Addressing diversity, bias, and risk

From a practical perspective, understanding, measuring, and monitoring risks are vital parts of AI adoption. The risk modeling process has to have rigor. First, there’s a need to address the known elephant in the room: AI can take on the bias of the data and of human developers. Again, this is where AI+HI can make a big difference. To ensure fairness, a bank needs to be monitoring and making sure cultural, gender, race, and thought diversity are part of the adoption process. When the individuals working on algorithms are diverse and effectively skilled to address biases, AI learns a broader range of data. It also helps AI protocols to agree internally on a code of ethics.
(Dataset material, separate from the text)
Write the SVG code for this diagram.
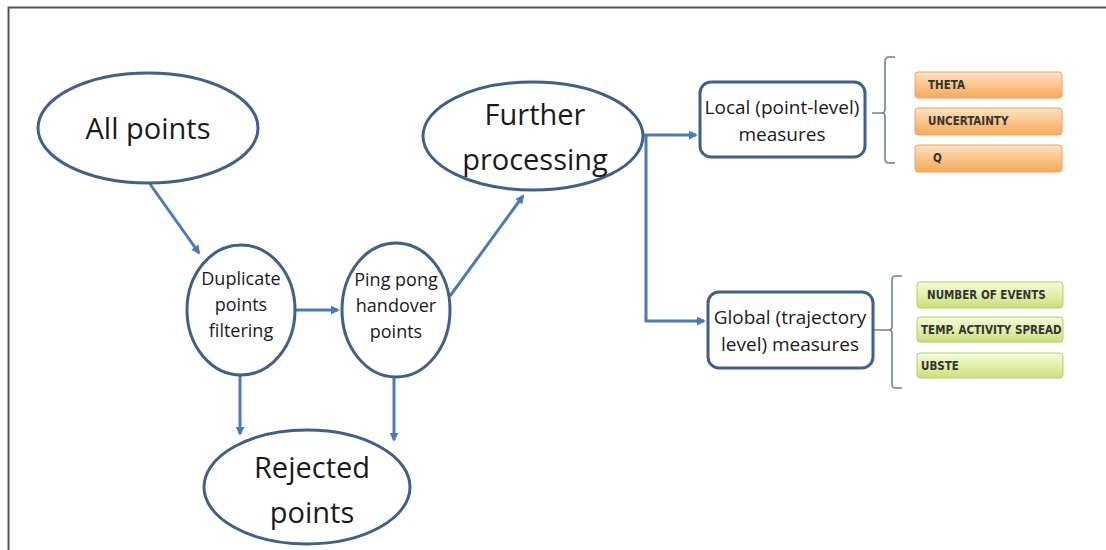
<svg xmlns="http://www.w3.org/2000/svg" width="1106" height="550" viewBox="0 0 1106 550">
  <defs>
    <style>
      .node { fill: #ffffff; stroke: #3f5f8c; stroke-width: 3; }
      .box { fill: #ffffff; stroke: #3f5f8c; stroke-width: 3; }
      .lbl { font-family: "Open Sans", "Liberation Sans", sans-serif; fill: #1a1a1a; text-anchor: middle; }
      .big { font-size: 29px; }
      .mid { font-size: 19px; }
      .sm { font-size: 18px; }
      .tag { font-family: "DejaVu Sans Condensed", "Liberation Sans", sans-serif; font-size: 11.5px; fill: #333333; font-weight: bold; }
      .edge { fill: none; stroke: #4a7ab8; stroke-width: 3; }
      .brace { fill: none; stroke: #6d7f98; stroke-width: 1.6; }
      .orange { fill: url(#gOrange); stroke: #e8a463; stroke-width: 1; }
      .green { fill: url(#gGreen); stroke: #b5cf6a; stroke-width: 1; }
    </style>
    <linearGradient id="gOrange" x1="0" y1="0" x2="0" y2="1">
      <stop offset="0" stop-color="#fde3c4"/>
      <stop offset="0.5" stop-color="#fbc48a"/>
      <stop offset="1" stop-color="#f6a95c"/>
    </linearGradient>
    <linearGradient id="gGreen" x1="0" y1="0" x2="0" y2="1">
      <stop offset="0" stop-color="#f4fadc"/>
      <stop offset="0.5" stop-color="#e2f0a8"/>
      <stop offset="1" stop-color="#c8df7c"/>
    </linearGradient>
    <clipPath id="clipSpread">
      <rect x="917" y="317" width="146" height="25"/>
    </clipPath>
    <marker id="arrow" viewBox="0 0 10 10" refX="8" refY="5" markerWidth="3" markerHeight="3" orient="auto" markerUnits="strokeWidth">
      <path d="M0,0 L10,5 L0,10 z" fill="#4a7ab8"/>
    </marker>
  </defs>

  <rect width="1106" height="550" fill="#ffffff"/>
  <!-- page frame -->
  <path d="M8.5,550 V7.5 H1106" fill="none" stroke="#555555" stroke-width="2"/>

  <!-- connectors -->
  <g id="connectors">
    <path class="edge" d="M150,184 L199,253" marker-end="url(#arrow)"/>
    <path class="edge" d="M296,310 L338,310" marker-end="url(#arrow)"/>
    <path class="edge" d="M450,296 L523,196" marker-end="url(#arrow)"/>
    <path class="edge" d="M240,376 L240,434" marker-end="url(#arrow)"/>
    <path class="edge" d="M394,378 L394,440" marker-end="url(#arrow)"/>
    <path class="edge" d="M643,135 L696,135" marker-end="url(#arrow)"/>
    <path class="edge" d="M646,135 L646,321 L704,321" marker-end="url(#arrow)"/>
  </g>

  <g id="all-points">
    <ellipse class="node" cx="148" cy="128" rx="110" ry="55"/>
    <text class="lbl big" x="148" y="139">All points</text>
  </g>

  <g id="duplicate-filtering">
    <ellipse class="node" cx="241" cy="310" rx="54" ry="65"/>
    <text class="lbl sm" x="241" y="285">Duplicate</text>
    <text class="lbl sm" x="241" y="311">points</text>
    <text class="lbl sm" x="241" y="337">filtering</text>
  </g>

  <g id="ping-pong">
    <ellipse class="node" cx="396" cy="310" rx="54" ry="67"/>
    <text class="lbl sm" x="396" y="286">Ping pong</text>
    <text class="lbl sm" x="396" y="312">handover</text>
    <text class="lbl sm" x="396" y="338">points</text>
  </g>

  <g id="further-processing">
    <ellipse class="node" cx="533" cy="136" rx="110" ry="54"/>
    <text class="lbl big" x="535" y="125">Further</text>
    <text class="lbl big" x="535" y="170">processing</text>
  </g>

  <g id="rejected-points">
    <ellipse class="node" cx="307" cy="487" rx="103" ry="57"/>
    <text class="lbl big" x="312" y="478">Rejected</text>
    <text class="lbl big" x="312" y="523">points</text>
  </g>

  <g id="local-measures">
    <rect class="box" x="700" y="82" width="165" height="75" rx="11"/>
    <text class="lbl mid" x="782" y="114">Local (point-level)</text>
    <text class="lbl mid" x="782" y="141">measures</text>
  </g>

  <g id="global-measures">
    <rect class="box" x="708" y="292" width="165" height="76" rx="11"/>
    <text class="lbl mid" x="790" y="324">Global (trajectory</text>
    <text class="lbl mid" x="790" y="351">level) measures</text>
  </g>

  <g id="local-list">
    <path class="brace" d="M872,113 H884 M895,57 H889 Q885,57 885,61 V109 Q885,113 882,113 Q885,113 885,117 V159 Q885,163 889,163 H895"/>
    <rect class="orange" x="915" y="72" width="147" height="26" rx="3"/>
    <text class="tag" x="928" y="89">THETA</text>
    <rect class="orange" x="915" y="108" width="147" height="27" rx="3"/>
    <text class="tag" x="928" y="125">UNCERTAINTY</text>
    <rect class="orange" x="915" y="145" width="147" height="27" rx="3"/>
    <text class="tag" x="933" y="162">Q</text>
  </g>

  <g id="global-list">
    <path class="brace" d="M874,330 H891 M902,276 H896 Q892,276 892,280 V326 Q892,330 889,330 Q892,330 892,334 V384 Q892,388 896,388 H902"/>
    <rect class="green" x="917" y="282" width="146" height="26" rx="3"/>
    <text class="tag" x="927" y="299">NUMBER OF EVENTS</text>
    <rect class="green" x="917" y="317" width="146" height="25" rx="3"/>
    <text class="tag" x="921" y="334" clip-path="url(#clipSpread)">TEMP. ACTIVITY SPREAD</text>
    <rect class="green" x="917" y="353" width="146" height="25" rx="3"/>
    <text class="tag" x="921" y="370">UBSTE</text>
  </g>
</svg>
Avoiding bias is not only the right thing to do for customers, it is a regulatory mandate. Luke Thomas, Head of Banking U.S. Financial Services at Microsoft emphasizes that “We see AI as transformational to how banks reason over their massive amounts of data. And we could not be more aligned on the importance of ethics and responsible implementation of AI technologies. Within Microsoft we embed AI directly into our development lifecycle and have developed a set of guiding AI principles to govern fair and unbiased outcomes. We partner directly with banks and their partners to leverage these guidelines in their business outcomes.”

To confirm that the AI process aligns to corporate standards and ethics guidelines, it’s valuable to establish a model for AI governance. This model outlines the checks and balances being put into the process. Before implementing AI, banks should understand which aspects of the business will leverage AI, the methodology and parameters behind the appropriate use of AI, and how to make sure it’s not veering off of its original intentions.